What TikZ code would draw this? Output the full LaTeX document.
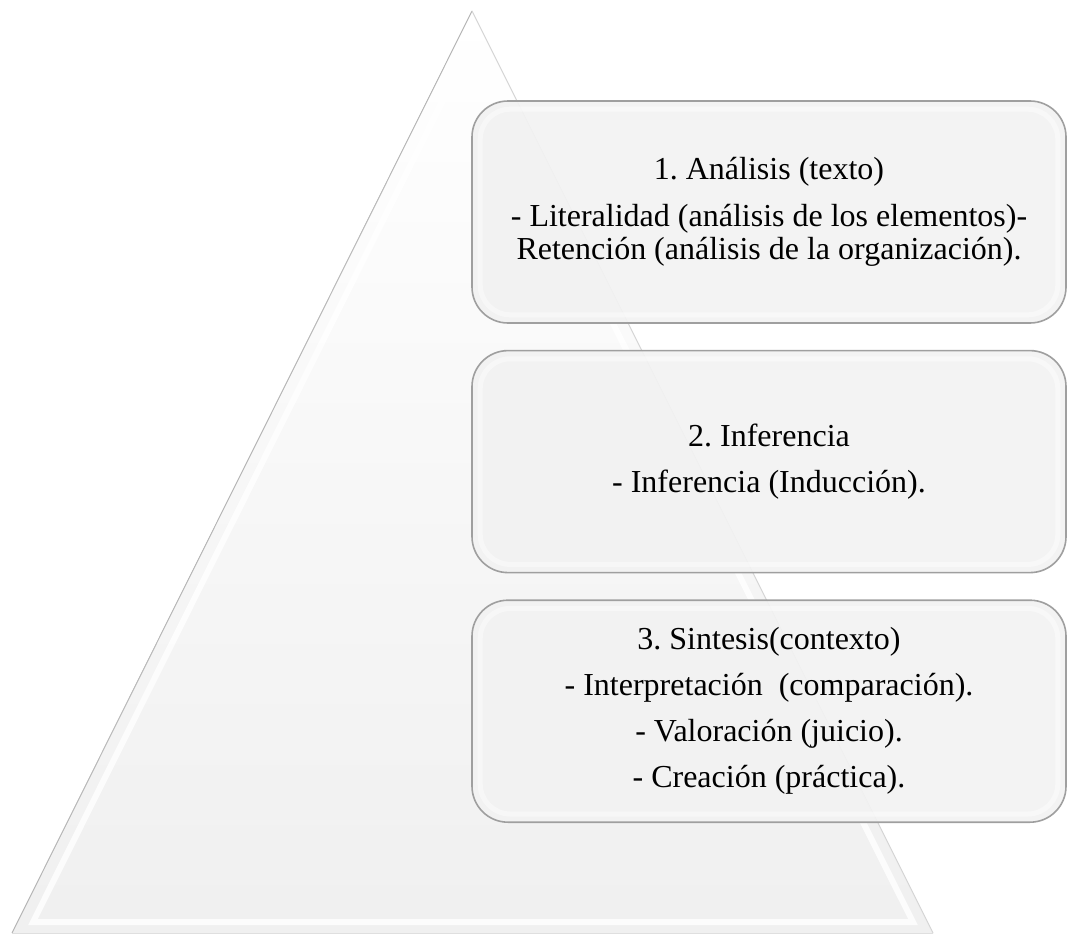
\documentclass[tikz,border=0pt]{standalone}
\usepackage{fontspec}
\setmainfont{Liberation Serif}
\usetikzlibrary{positioning}
\tikzset{
	tri/.style={top color=white,bottom color=gray!12},
	rim/.style={gray!55,line width=1pt},
	bevel/.style={white,line width=6pt,opacity=0.8},
	box/.style={rounded corners=36pt,fill=gray!10,fill opacity=0.92,text opacity=1,draw=gray!75,line width=1.6pt,
		minimum width=594pt,minimum height=222pt,inner sep=0pt,align=center,
		font=\fontsize{32}{33}\selectfont},
	glow/.style={rounded corners=30pt,draw=white,line width=5pt,opacity=0.45},
}

\begin{document}
\frenchspacing
\begin{tikzpicture}[x=1pt,y=-1pt]
	\useasboundingbox (0,0) rectangle (1068,934);

	\coordinate (apex) at (472,11);
	\coordinate (bl) at (12,933);
	\coordinate (br) at (933,933);

	\fill [tri] (apex) -- (bl) -- (br) -- cycle;
	\draw [bevel] (472,42) -- (33,922) -- (913,922) -- cycle;
	\draw [rim] (bl) -- (apex);
	\draw [gray!30,line width=1pt] (apex) -- (br);
	\draw [gray!25,line width=0.8pt] (bl) -- (br);

	\node [box] (analisis) at (769,212) {1. Análisis (texto)\\[14pt]- Literalidad (análisis de los elementos)-\\Retención (análisis de la organización).};
	\node [box,below=26pt of analisis] (inferencia) {2. Inferencia\\[13pt]- Inferencia (Inducción).};
	\node [box,below=26pt of inferencia] (sintesis) {3. Sintesis(contexto)\\[13pt]- Interpretación~ (comparación).\\[13pt]- Valoración (juicio).\\[13pt]- Creación (práctica).};

	\foreach \b in {analisis,inferencia,sintesis}
		\draw [glow] ([xshift=9pt,yshift=-9pt]\b.north west) rectangle ([xshift=-9pt,yshift=9pt]\b.south east);
\end{tikzpicture}
\end{document}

* [Set problem]:
Write out every line of the preceding listing that contains "draw".

* [Solution to this problem]:
What TikZ code would draw this? Output the full LaTeX document.
	box/.style={rounded corners=36pt,fill=gray!10,fill opacity=0.92,text opacity=1,draw=gray!75,line width=1.6pt,
	glow/.style={rounded corners=30pt,draw=white,line width=5pt,opacity=0.45},
	\draw [bevel] (472,42) -- (33,922) -- (913,922) -- cycle;
	\draw [rim] (bl) -- (apex);
	\draw [gray!30,line width=1pt] (apex) -- (br);
	\draw [gray!25,line width=0.8pt] (bl) -- (br);
		\draw [glow] ([xshift=9pt,yshift=-9pt]\b.north west) rectangle ([xshift=-9pt,yshift=9pt]\b.south east);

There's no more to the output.